Maternal contamination in a placenta biopsy
Maternal blood can contaminate the fetal portions of the placenta biopsy. Maternal GroupA VAFs are increased (mean VAF=0.53) and paternal GroupA VAFs are decreased (mean VAF=0.47). In GroupB, additional non-zero low level VAFs are seen only from the mother which suggests DNA contamination originating from the mother. In this example, TrioMix quantified that there is 6.6% maternal DNA contamination in the placenta biopsy.
Sample swap (father ↔ offspring)
Sample swap between the father and offspring would lead to no GroupA SNPs since a offspring and another parent can both be homozygous for a different allele at the same time (i.e. offspring: homo-alt, father: homo-ref). Thus, there is no GroupA variants. For GroupB SNPs, if the offspring is a het genotype, then the father can be a het or homo-alt genotype. Thus a homo-alt (VAF=1) is seen in GroupB in the parent that is swapped with an offspring.

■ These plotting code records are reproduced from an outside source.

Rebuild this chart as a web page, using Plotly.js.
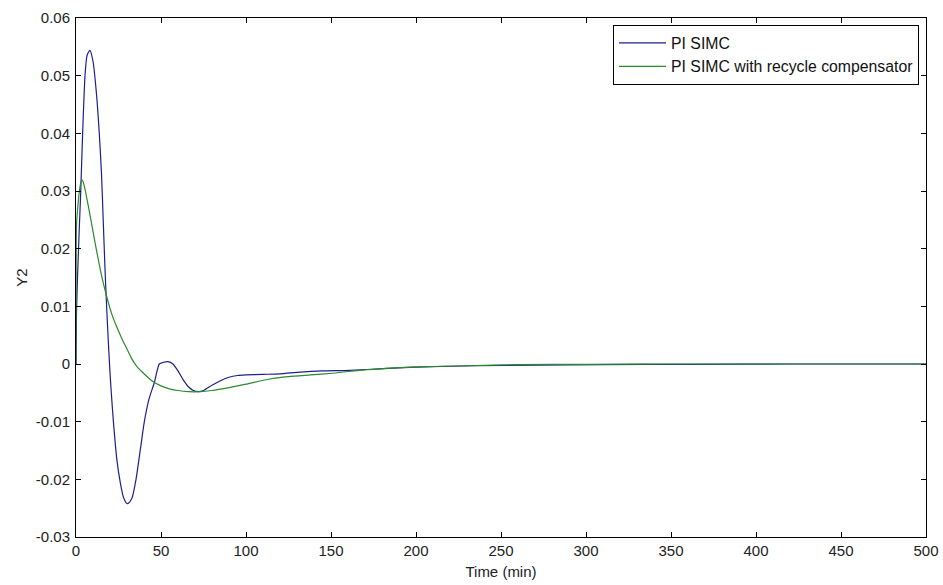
<!DOCTYPE html>
<html>
<head>
<meta charset="utf-8">
<script src="https://cdn.plot.ly/plotly-3.0.1.min.js"></script>
<style>
  html, body { margin: 0; padding: 0; background: #ffffff; }
  #chart { width: 943px; height: 585px; }
</style>
</head>
<body>
<div id="chart"></div>
<script>
// Closed-loop response of Y2 to a disturbance, two controller designs.

// PI SIMC
const tSimc = [0, 0.3, 1, 2, 2.8, 3.9, 5.3, 6.5, 8.2, 10, 12, 13.7, 15, 16, 17, 18, 19, 20, 21, 22,
  24, 26, 28, 30, 31, 33, 35.3, 38, 40.2, 43, 46, 49, 51.5, 54, 57, 60, 63, 66, 69, 72, 75,
  80, 85, 90, 95, 100, 110, 120, 132, 145, 161, 181, 204, 236, 270, 310, 360, 420, 500];
const ySimc = [0, 0.009, 0.016, 0.024, 0.030, 0.040, 0.050, 0.0535, 0.0544, 0.0525, 0.047, 0.040, 0.033, 0.025, 0.017, 0.010, 0.004, -0.0015, -0.006, -0.010,
  -0.0165, -0.0205, -0.0232, -0.0242, -0.0241, -0.0232, -0.020, -0.0145, -0.010, -0.006, -0.0033, 0.0000, 0.0003, 0.0004, 0.0000, -0.0012, -0.0027, -0.0039, -0.0046, -0.0048, -0.0046,
  -0.0037, -0.0029, -0.0023, -0.0020, -0.0019, -0.0018, -0.0017, -0.0014, -0.0012, -0.0011, -0.0008, -0.0005, -0.0003, -0.0002, -0.0001, -0.00005, 0, 0];

// PI SIMC with recycle compensator
const tComp = [0, 0.3, 1, 2, 3, 3.8, 5, 6, 8, 10, 12, 14, 16, 18.6, 21, 24, 27, 30, 33, 36, 40,
  45, 50, 55, 60, 66, 73, 80, 90, 100, 114, 125, 138, 151, 160, 171, 185, 202, 230, 260, 300, 350, 500];
const yComp = [0, 0.024, 0.027, 0.030, 0.0316, 0.0319, 0.0307, 0.0293, 0.0262, 0.0230, 0.0198, 0.0168, 0.0141, 0.0111, 0.0087, 0.0064, 0.0044, 0.0026, 0.0008, -0.0005, -0.0017,
  -0.0030, -0.0038, -0.0043, -0.0046, -0.0048, -0.0048, -0.0046, -0.0041, -0.0035, -0.0026, -0.0022, -0.0019, -0.0016, -0.0013, -0.0010, -0.0007, -0.0005, -0.0003, -0.0001, -0.00005, 0, 0];

const xTickVals = [0, 50, 100, 150, 200, 250, 300, 350, 400, 450, 500];
const yTickVals = [-0.03, -0.02, -0.01, 0, 0.01, 0.02, 0.03, 0.04, 0.05, 0.06];
const yTickText = ['-0.03', '-0.02', '-0.01', '0', '0.01', '0.02', '0.03', '0.04', '0.05', '0.06'];

const FONT = 'Liberation Sans, Arial, sans-serif';
const NARROW = 'Liberation Sans Narrow, Arial Narrow, sans-serif';

const traces = [
  { x: tSimc, y: ySimc, type: 'scatter', mode: 'lines', name: 'PI SIMC',
    line: { color: '#1f1f8c', width: 1.2, shape: 'spline', smoothing: 0.6 } },
  { x: tComp, y: yComp, type: 'scatter', mode: 'lines', name: 'PI SIMC with recycle compensator',
    line: { color: '#2b8a2b', width: 1.2, shape: 'spline', smoothing: 0.6 } }
];

const axisCommon = {
  showline: true, linecolor: '#000', linewidth: 1, mirror: 'allticks',
  ticks: 'inside', ticklen: 5, tickcolor: '#000', tickwidth: 1,
  showgrid: false, zeroline: false
};

const layout = {
  width: 943, height: 585,
  paper_bgcolor: '#ffffff', plot_bgcolor: '#ffffff',
  margin: { l: 76, r: 17, t: 18, b: 48 },
  showlegend: true,
  xaxis: Object.assign({}, axisCommon, {
    range: [0, 500], tickvals: xTickVals,
    tickfont: { family: NARROW, size: 15, color: '#222' },
    title: { text: 'Time (min)', standoff: 8,
      font: { family: NARROW, size: 15, color: '#222' } }
  }),
  yaxis: Object.assign({}, axisCommon, {
    range: [-0.03, 0.06], tickvals: yTickVals, ticktext: yTickText,
    tickfont: { family: FONT, size: 15, color: '#222' },
    ticklabelstandoff: 2,
    title: { text: 'Y2', standoff: 4,
      font: { family: FONT, size: 15, color: '#222' } }
  }),
  legend: {
    x: 0.9918, xanchor: 'right', y: 0.9865, yanchor: 'top',
    bgcolor: '#ffffff', bordercolor: '#000', borderwidth: 1,
    itemwidth: 47, tracegroupgap: 0,
    font: { family: FONT, size: 15.8, color: '#111' }
  }
};

Plotly.newPlot('chart', traces, layout, { displayModeBar: false, staticPlot: true });
</script>
</body>
</html>
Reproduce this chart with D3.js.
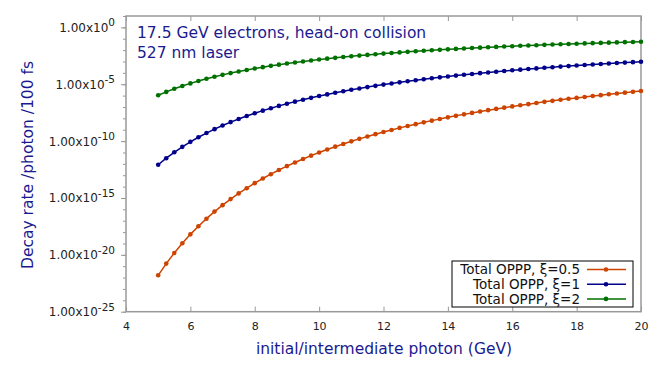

Sample swap (mother ↔ offspring)
Sample swap between the mother and offspring would lead to no GroupA SNPs since a offspring and another parent can both be homozygous for a different allele at the same time (i.e. offspring: homo-alt, mother: homo-ref). Thus, there is no GroupA variants. For GroupB SNPs, if the offspring is a het genotype, then the mother can be a het or homo-alt genotype. Thus a homo-alt (VAF=1) is seen in GroupB in the parent that is swapped with an offspring.
Sample swap (father ↔ mother)
In the absence of parent sample swap, GroupB is only seen with maternal SNP in chrX since the requirement for GroupB is heterozygous in that parent. For the father with XY genotype, therefore, GroupB SNP is not available. Thus, if the two parents are swapped, ‘paternal’ chrX GroupB SNPs will be observed instead of ‘maternal’ chrX GroupB.